My point is this, whilst some people are just very emotional, for many, especially guys, such displays of emotion show significance, they show real loss and pain. That loss was there because those friends had invested into one another's' lives. They had not lived life on the surface but had plunged in. They had bonded together and they mattered to one another. Not just their ideas, not just their writings or speaking, but they themselves mattered to one another. How do we live life? For those more stoic ones amongst us - and being stoic is not a bad thing, the stoics are needed as much as those more emotional - are we allowing ourselves to truly live? Are we passing up on the very stuff of life because of a notion or an idea of life, a perception? Our relationships are not just opportunities for logic and reason, let us not be too general, but let's get specific. Let us dive in and live by experience also.

More and more as I consider life and ministry I see the value in living life as richly and thickly as possible. I wonder about all those writers and Christians who are learning the Gospel in theory, and the Word of God within their offices and studies. It occurs to me that although many writers have offered treasure in their ink, surely it those who write from experience who offer the most. An exegetical commentary on the letters of John can tell me a lot about what the Bible says about love. However, a simple story from the life of a man who has tried to put those things into practice in the world tells me even more.
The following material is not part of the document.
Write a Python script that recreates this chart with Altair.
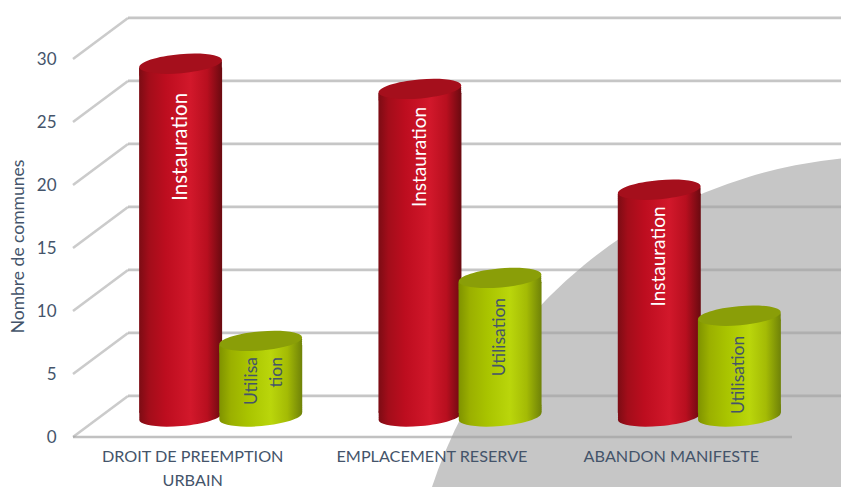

The two go hand in hand. We need knowledge of what God has said, but we need also the understanding of it in reality. With our friends, we Christians need to not only pray about and tell them what they need, what God might be speaking, and what 'wisdom' is; we need also to offer more than speech. Friendship must be lived, it cannot simply be spoken. Love must be done, it cannot simply be expounded. Life must be lived, it cannot simple be written about.

Well, I shall end it there. I have to go back to my boat and continue sorting things out. There is much left to be cut away, stored, put to use and focused upon.